Le procédé a beau être un peu gros, le lecteur se prend au jeu de cette fable diablement bien menée et peut-être moins chimérique qu'il n'y paraît. Epié sans relâche par les caméras, soumis aux verdicts des télé-lecteurs qui, en cliquant sur "j'aime" ou "je partage", construisent eux-mêmes l'intrigue du roman, l'écrivain perd les pédales devant cette infinie efflorescence de muses aux désirs aussi impératifs qu'aliénants: Ce n'était pas son roman, c'était le roman des autres. Le roman ne lui parlait plus. L'écriture elle-même est en train de perdre sa voix dans le tintamarre du monde. Il songe qu'il aimerait vraiment écrire seul, sans participation, sans pression mais peut-être que c'est un concept dépassé, écrire.

Il achève l'expérience en artiste annihilé par les désirs anonymes de muses virtuelles, parce qu'artiste sans génie peut-être, sans cette force invincible qui permit à Wagner de poursuivre, malgré ses divers tyrans, la création d'une oeuvre unique, ou sans la grâce du Giotto d'Ana Clavel ne déviant pas de son chemin vers la beauté.

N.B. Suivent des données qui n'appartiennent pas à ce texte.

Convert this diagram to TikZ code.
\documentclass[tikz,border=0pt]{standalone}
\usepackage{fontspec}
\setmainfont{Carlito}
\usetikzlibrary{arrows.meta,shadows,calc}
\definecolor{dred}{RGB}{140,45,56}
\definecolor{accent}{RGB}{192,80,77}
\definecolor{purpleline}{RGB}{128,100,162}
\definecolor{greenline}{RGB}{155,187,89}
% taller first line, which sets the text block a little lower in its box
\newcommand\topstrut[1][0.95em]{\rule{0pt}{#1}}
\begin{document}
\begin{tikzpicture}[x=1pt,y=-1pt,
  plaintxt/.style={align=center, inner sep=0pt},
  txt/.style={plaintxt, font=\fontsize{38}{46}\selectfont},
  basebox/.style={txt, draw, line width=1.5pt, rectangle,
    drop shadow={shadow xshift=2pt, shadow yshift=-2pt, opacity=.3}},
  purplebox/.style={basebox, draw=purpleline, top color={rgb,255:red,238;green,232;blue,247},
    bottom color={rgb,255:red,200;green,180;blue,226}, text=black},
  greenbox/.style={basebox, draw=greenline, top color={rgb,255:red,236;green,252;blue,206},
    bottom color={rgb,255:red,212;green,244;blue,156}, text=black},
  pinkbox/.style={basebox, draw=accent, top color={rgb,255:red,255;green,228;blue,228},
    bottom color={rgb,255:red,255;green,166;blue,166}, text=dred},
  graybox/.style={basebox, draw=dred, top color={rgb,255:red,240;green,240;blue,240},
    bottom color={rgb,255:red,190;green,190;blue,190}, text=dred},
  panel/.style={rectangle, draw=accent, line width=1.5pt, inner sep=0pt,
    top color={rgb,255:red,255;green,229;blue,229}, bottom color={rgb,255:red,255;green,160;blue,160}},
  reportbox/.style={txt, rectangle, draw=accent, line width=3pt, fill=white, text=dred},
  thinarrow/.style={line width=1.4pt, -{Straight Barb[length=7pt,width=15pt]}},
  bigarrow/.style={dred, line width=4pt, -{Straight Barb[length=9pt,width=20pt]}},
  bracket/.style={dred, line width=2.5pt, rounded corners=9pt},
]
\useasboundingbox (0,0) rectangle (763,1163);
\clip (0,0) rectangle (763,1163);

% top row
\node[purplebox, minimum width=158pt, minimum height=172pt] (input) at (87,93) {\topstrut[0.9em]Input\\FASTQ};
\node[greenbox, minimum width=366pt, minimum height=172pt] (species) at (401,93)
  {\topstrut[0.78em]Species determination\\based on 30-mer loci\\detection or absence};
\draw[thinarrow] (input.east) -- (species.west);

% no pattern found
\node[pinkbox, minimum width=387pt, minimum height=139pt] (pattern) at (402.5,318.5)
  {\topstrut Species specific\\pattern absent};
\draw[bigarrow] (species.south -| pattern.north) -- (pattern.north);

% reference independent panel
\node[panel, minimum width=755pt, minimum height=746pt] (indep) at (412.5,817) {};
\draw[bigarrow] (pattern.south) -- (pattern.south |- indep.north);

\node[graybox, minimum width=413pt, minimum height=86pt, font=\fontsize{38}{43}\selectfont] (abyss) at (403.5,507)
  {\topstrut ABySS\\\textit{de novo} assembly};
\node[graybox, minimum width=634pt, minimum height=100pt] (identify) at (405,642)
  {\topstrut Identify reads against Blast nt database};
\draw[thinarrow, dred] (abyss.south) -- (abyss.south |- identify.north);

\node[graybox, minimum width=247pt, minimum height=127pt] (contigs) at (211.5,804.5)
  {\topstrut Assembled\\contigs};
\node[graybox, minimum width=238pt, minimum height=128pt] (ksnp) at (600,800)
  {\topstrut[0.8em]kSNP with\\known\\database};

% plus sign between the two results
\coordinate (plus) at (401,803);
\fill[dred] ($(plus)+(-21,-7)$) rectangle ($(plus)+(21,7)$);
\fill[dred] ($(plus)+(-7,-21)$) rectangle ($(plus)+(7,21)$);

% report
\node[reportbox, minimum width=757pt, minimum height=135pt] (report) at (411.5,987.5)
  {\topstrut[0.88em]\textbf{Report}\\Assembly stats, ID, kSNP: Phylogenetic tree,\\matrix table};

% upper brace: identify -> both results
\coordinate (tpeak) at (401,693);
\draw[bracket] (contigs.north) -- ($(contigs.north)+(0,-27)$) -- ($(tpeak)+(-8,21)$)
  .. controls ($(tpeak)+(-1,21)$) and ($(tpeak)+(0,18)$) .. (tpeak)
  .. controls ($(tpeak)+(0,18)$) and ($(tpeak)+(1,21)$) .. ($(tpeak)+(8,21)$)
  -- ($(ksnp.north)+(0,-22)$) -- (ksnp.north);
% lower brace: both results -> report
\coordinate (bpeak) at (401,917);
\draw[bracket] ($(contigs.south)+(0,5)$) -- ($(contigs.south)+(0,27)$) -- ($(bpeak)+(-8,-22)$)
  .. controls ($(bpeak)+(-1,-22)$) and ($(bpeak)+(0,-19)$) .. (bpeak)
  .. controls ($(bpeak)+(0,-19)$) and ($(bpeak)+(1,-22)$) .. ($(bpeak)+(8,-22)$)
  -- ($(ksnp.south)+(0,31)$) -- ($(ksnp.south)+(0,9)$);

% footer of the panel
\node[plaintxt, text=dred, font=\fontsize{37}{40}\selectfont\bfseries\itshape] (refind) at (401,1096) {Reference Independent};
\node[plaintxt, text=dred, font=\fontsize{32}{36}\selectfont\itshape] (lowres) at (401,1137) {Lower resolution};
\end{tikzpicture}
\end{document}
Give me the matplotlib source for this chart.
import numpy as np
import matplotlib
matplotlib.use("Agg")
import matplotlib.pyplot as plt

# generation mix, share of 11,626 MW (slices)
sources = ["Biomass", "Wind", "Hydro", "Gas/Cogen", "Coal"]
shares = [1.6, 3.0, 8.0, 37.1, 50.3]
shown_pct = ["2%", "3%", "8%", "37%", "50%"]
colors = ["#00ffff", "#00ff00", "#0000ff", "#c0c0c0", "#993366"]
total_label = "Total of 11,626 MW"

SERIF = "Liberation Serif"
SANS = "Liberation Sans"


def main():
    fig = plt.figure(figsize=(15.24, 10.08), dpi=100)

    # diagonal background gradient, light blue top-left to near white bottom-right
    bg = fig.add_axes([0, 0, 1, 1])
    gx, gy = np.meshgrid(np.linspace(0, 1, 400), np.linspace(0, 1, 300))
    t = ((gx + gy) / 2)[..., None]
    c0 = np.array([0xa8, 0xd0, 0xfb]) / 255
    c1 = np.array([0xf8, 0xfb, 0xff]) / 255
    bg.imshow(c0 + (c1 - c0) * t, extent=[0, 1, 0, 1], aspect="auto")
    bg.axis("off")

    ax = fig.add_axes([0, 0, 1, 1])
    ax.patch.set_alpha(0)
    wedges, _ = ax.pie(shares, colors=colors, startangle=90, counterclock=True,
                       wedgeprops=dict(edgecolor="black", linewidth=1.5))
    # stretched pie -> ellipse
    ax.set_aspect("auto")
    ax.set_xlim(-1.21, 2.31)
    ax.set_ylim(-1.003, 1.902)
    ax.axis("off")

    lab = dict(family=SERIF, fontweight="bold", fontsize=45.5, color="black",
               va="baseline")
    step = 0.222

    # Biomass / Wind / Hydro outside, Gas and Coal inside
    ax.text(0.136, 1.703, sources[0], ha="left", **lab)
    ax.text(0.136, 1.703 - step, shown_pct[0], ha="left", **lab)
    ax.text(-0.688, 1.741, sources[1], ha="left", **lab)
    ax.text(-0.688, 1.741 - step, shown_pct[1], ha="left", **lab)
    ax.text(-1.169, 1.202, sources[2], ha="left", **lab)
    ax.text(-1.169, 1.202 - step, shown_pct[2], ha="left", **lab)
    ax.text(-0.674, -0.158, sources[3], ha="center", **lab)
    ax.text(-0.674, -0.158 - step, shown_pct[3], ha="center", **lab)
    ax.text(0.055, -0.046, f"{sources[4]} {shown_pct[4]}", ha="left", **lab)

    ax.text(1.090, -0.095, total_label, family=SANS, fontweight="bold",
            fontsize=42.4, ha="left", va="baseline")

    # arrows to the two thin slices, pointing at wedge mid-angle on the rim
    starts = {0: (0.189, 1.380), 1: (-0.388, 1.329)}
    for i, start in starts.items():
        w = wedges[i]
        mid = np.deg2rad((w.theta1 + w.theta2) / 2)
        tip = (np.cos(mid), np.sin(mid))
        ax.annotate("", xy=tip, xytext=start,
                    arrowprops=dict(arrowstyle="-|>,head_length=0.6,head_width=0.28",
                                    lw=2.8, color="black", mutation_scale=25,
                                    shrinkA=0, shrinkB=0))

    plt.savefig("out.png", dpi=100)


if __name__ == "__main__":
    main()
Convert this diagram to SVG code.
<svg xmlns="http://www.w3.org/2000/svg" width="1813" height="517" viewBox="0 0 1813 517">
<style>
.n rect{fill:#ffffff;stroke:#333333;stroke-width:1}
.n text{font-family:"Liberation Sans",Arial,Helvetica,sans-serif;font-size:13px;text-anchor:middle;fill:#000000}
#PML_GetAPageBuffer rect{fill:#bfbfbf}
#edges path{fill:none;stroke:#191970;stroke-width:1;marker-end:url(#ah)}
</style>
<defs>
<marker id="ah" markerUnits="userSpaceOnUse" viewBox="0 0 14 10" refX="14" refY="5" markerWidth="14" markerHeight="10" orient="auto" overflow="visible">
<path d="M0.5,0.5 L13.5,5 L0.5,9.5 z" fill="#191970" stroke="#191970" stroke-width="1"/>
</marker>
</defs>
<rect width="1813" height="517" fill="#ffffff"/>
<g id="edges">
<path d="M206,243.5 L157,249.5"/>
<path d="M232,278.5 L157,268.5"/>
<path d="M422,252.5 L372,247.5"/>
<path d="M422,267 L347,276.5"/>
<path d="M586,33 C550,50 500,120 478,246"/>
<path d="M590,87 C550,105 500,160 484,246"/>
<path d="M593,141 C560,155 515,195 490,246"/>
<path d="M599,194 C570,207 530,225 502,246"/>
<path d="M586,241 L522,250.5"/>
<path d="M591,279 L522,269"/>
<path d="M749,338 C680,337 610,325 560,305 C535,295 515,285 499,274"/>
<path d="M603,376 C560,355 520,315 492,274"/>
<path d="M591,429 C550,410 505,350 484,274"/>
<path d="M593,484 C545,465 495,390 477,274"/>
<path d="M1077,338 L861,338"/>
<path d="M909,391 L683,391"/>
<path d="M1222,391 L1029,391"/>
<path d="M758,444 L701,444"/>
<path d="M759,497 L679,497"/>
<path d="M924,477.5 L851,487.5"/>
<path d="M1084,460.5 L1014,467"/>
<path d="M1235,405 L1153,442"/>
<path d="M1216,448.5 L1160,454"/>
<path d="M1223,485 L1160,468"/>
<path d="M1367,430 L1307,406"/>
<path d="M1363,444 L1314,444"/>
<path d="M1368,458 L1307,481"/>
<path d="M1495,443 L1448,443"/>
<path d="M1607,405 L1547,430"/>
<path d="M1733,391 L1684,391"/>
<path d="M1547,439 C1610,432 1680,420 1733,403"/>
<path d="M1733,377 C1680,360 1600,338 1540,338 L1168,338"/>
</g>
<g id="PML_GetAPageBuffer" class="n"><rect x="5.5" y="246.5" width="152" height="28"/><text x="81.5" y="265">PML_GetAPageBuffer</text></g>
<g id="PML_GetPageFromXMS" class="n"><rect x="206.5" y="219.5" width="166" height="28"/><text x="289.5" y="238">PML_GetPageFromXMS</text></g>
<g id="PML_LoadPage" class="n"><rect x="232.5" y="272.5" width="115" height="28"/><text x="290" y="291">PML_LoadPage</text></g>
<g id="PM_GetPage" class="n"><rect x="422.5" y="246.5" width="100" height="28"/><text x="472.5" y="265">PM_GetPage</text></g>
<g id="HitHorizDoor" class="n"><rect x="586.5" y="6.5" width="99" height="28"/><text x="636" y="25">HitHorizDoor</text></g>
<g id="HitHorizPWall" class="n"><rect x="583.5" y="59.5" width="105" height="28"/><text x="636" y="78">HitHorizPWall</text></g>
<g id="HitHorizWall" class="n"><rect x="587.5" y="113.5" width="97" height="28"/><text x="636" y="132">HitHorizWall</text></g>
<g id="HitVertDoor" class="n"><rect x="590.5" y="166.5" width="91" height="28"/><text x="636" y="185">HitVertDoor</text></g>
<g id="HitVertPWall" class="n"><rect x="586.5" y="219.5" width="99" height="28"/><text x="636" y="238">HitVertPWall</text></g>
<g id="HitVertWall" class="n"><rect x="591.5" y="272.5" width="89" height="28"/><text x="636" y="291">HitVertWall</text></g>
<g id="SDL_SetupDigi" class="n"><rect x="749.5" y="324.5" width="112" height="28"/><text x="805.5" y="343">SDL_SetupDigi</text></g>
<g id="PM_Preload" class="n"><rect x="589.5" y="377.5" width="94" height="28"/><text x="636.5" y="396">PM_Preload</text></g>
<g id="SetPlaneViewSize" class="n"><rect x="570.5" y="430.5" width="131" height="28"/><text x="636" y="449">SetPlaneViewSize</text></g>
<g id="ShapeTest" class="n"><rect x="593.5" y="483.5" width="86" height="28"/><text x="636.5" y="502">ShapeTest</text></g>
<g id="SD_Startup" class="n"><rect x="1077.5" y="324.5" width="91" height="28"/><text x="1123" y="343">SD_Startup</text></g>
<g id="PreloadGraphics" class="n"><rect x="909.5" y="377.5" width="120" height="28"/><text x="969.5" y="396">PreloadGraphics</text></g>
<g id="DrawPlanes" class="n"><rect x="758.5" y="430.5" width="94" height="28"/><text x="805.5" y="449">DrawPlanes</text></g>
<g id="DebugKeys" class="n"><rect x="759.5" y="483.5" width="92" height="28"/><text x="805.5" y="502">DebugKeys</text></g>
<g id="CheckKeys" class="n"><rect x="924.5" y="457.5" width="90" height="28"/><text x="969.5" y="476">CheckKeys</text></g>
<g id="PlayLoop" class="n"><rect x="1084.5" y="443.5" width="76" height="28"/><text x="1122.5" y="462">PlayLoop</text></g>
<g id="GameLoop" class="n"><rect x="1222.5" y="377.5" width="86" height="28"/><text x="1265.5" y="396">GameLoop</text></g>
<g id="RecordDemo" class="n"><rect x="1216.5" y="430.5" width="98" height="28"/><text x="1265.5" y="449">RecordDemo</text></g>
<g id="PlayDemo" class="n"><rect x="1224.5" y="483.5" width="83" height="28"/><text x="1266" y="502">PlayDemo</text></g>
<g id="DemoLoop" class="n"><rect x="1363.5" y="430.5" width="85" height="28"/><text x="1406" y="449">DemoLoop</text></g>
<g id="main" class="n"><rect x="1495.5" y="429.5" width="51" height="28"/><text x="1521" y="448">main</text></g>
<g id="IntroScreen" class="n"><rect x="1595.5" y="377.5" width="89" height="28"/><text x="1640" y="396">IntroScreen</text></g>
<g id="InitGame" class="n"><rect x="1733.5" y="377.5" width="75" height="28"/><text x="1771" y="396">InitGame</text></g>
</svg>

Il y a trop de muses autour de Gary, qui n'a plus suffisamment de ressources pour résister. Glaçante perspective d'un monde où l'artiste s'effondrerait sous les assauts, devenant la somme des attentes de ces muses d'un nouveau type dont Pia Petersen dessine la figure avec assez de précision pour faire regretter le zèle puritain de Lavater, la folle passion de Louis II.

Extraits

Il y a trop d'hommes et ils ne comptent plus du tout, l'esprit critique n'est plus possible, remplacé par "j'aime, je partage", et lui il se demande si ça sert encore à quelque chose d'écrire. A une époque il pensait que la littérature contribuerait à la construction de la société, qu'elle apporterait une vision des choses. Elle était cet intervalle où il était encore possible de penser en continu avec un fil conducteur. L'image, le mot par l'image, la transparence, la confession, accepter l'idée que l'image l'ait emporté, l'envie de baisser définitivement les bras, ne plus désirer changer le monde. Et maintenant?